Omotoso told TSS he never really wanted to be a boxer. It just happened. He learned to fight out of necessity. On the streets of Lagos, he said, fighting was just part of staying alive long enough to ask for forgiveness again at church.

“I started boxing on the street. That’s what I did. I was a street fighter. I never planned on being a boxer. I just planned to learn boxing so I could learn how to punch people, so I could fight three people at a time without a weapon. And life just changed from there.”

Once, after a particularly brutal street fight, Omotoso said he headed to the boxing gym while he and other gang members were laying low for awhile from local authorities. Once inside the structured life of the boxing gym, Omotoso quickly established himself. His powerful fists and quick hands made him a natural boxer. His life-or-death battles on the street gave him ruggedness not easily had. But more was needed to make it off the streets of Lagos.

Good fortune smiled on Omotoso by way of an Australian named Murray Thompson. The fighter was invited by the boxing trainer to leave his homeland and train down under. He gave Omotoso a shot at a different kind of lifestyle, a prizefighter’s. Omotoso jumped at the opportunity. In Australia, Omotoso found hope and purpose. He still attended church every Sunday, he said, but he no longer had street crimes to confess.
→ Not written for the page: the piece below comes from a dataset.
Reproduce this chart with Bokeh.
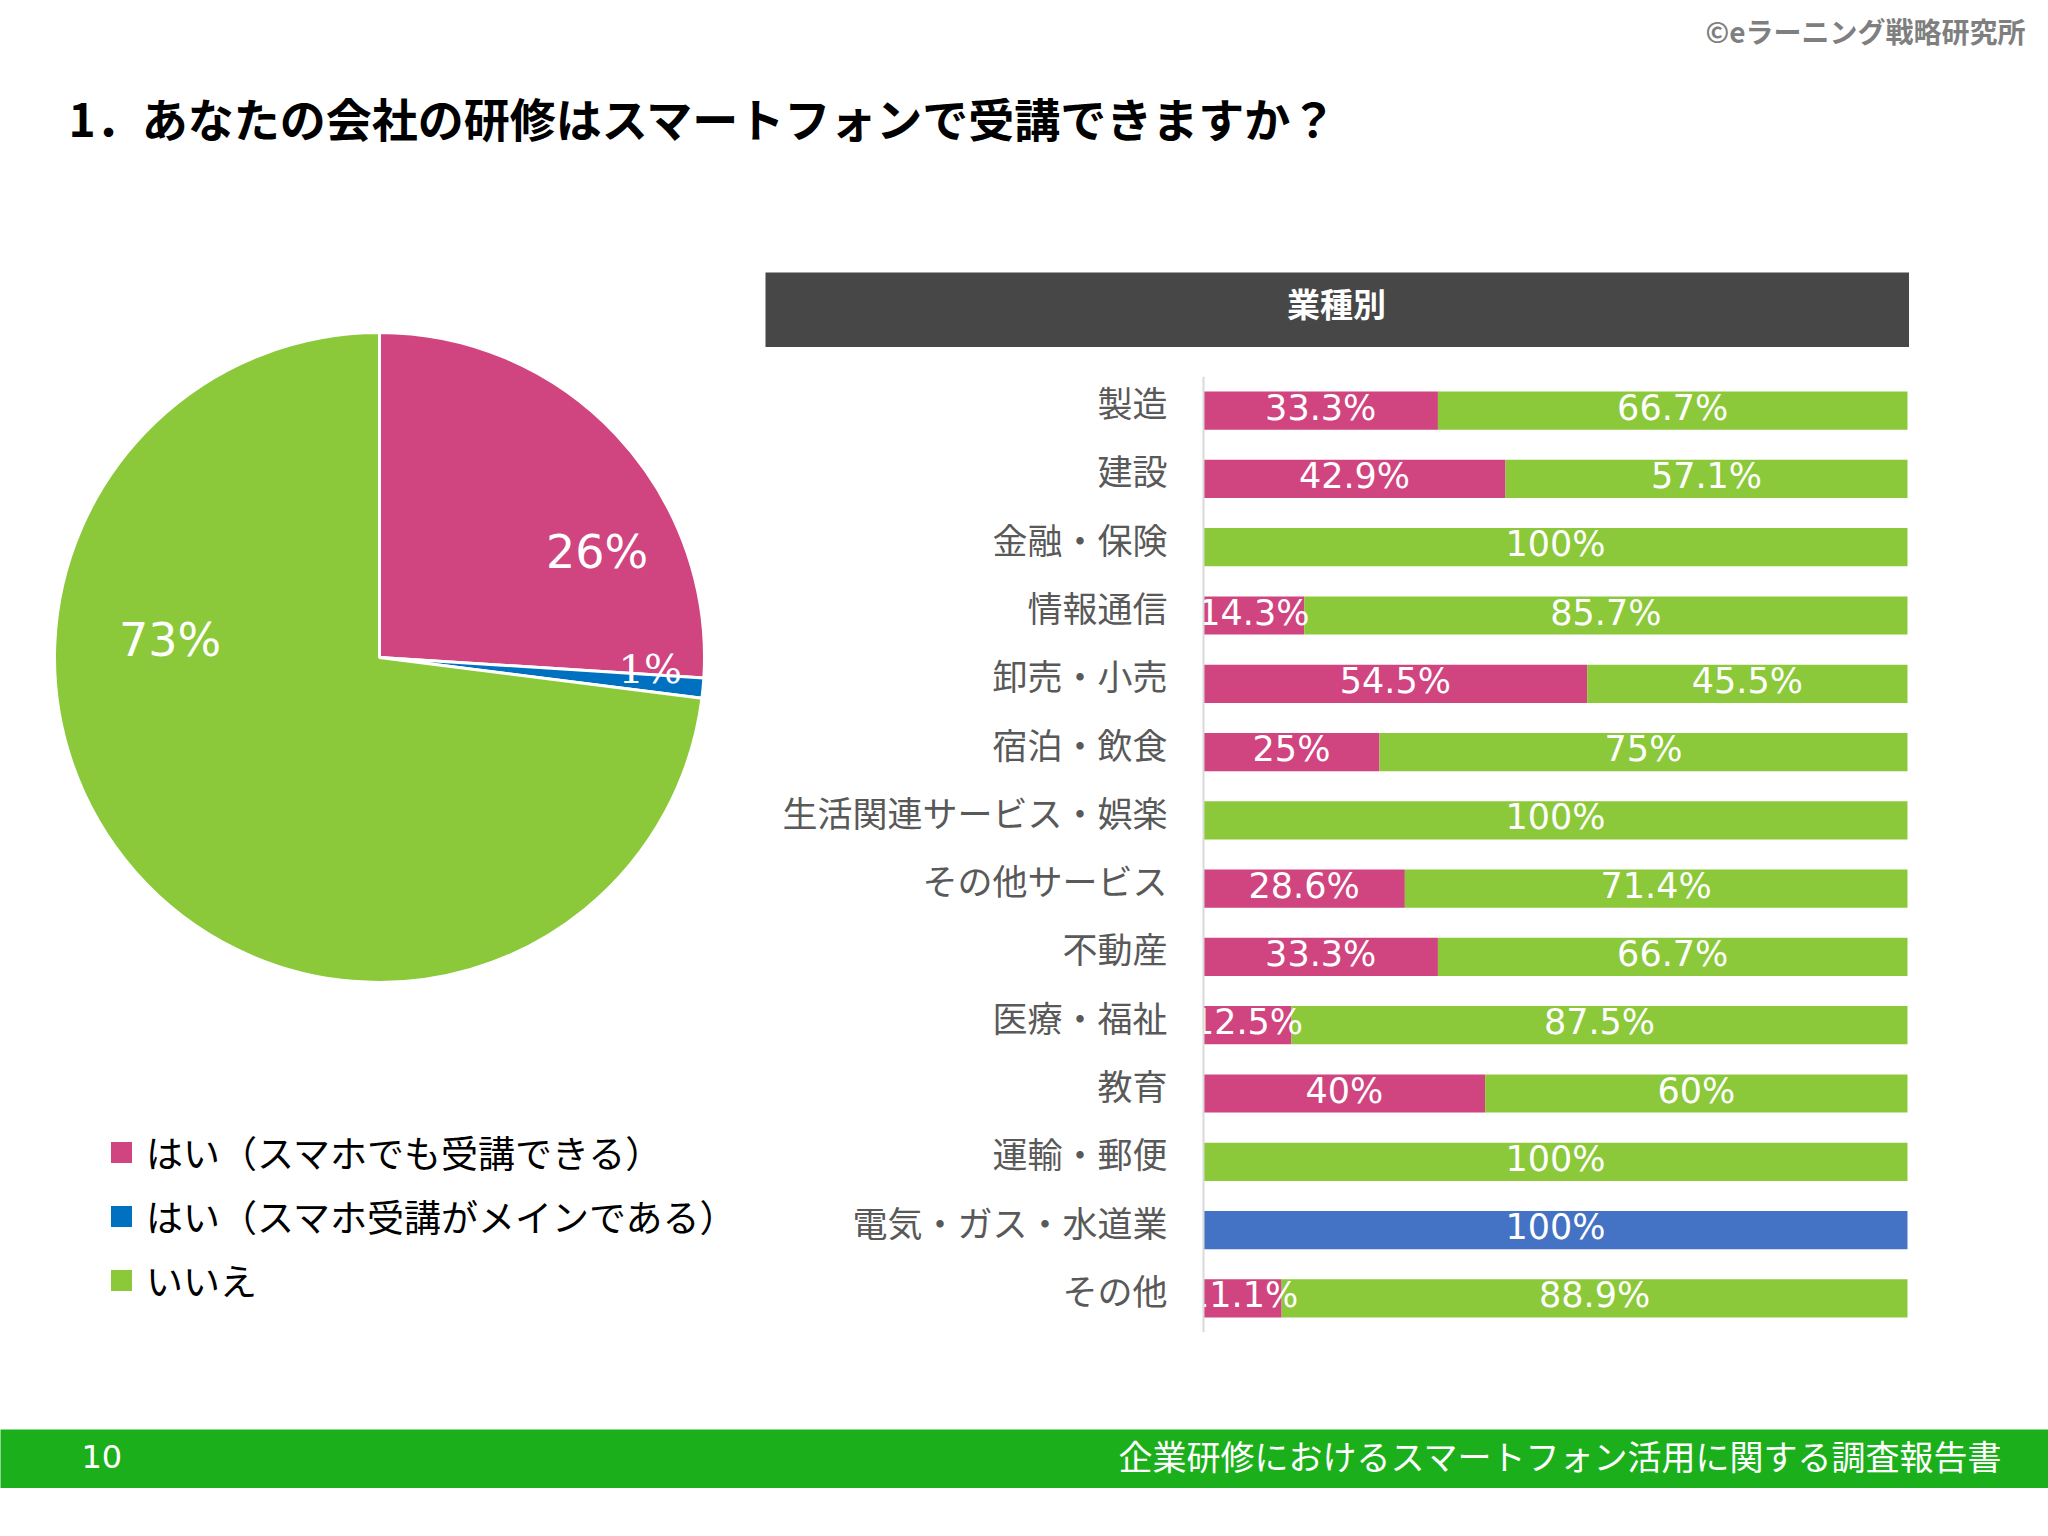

“I loved the country! I thought I was dead. I thought I was in heaven!”

Omotoso stayed with Thompson from the beginning of his professional career in 2006 until 2010. Running his record to 17-0, Omotoso started to sense he would need more to make a life for himself in the brutal sport of boxing than his newfound heaven could give him.

“I fought in Australia and fought people from Thailand, Indonesia, Japan, and the Philippines – all the Asian counties. But I watched United States fighters and would see how Australian fighters would travel to the United States and they would lose. I knew this was the next step. I needed to go to the U.S. to learn more, to grow more in my career, to make a life for myself.”

After waiting months for trainer Murray to bring him over to the States as promised, Omotoso finally decided to go it on his own. He set out for America alone, this pilgrim pugilist from Nigeria, aimed straight for Freddie Roach’s Wild Card Gym in Hollywood.

“United States boxing is like going to University,” he said. “I made it to Freddie Roach’s gym. I sparred there two times. Top Rank saw me and they picked me up from there. Look where I am today! Why not call myself Lucky Boy, brother?”

Top Rank’s chief matchmaker, Bruce Trampler, remembers first discovering Omotoso when he saw him sparring with Julio Cesar Chavez, Jr.

“Lucky Boy is skilled and he hits real hard. He got my attention quick,” Trampler said.

Omotoso said once signed, he was told things wouldn’t be easy for him. Despite his skill level and power, it wouldn’t take just a few months or a year to reach the top. It would take considerable time and effort on his part. No longer a “street boy” from Lagos plying the boxer’s trade to make ends meet, Omotoso transformed himself into a hardworking, dedicated, professional boxer. He focused on the little things, the subtle nuances of the science that separate the sport’s top performers from the everyday palookas fighting for table scraps.

“When I came here, it’s not that they changed me, it’s that they told me what I didn’t know: how to sit down on my punches, how to work the angles. America is the school of boxing. In Australia I sparred, but not like here. Here, in America, you will find sparring. You can spar as much as you want. Fighting different people, getting different experience. I love my training here.”

Of his Saturday clash, he said, “I can’t wait! This fight will let everyone know I’m ready…that I’m born to do this,” said Omotoso as we finished up the call.

And with a name like Lucky Boy, maybe he really is.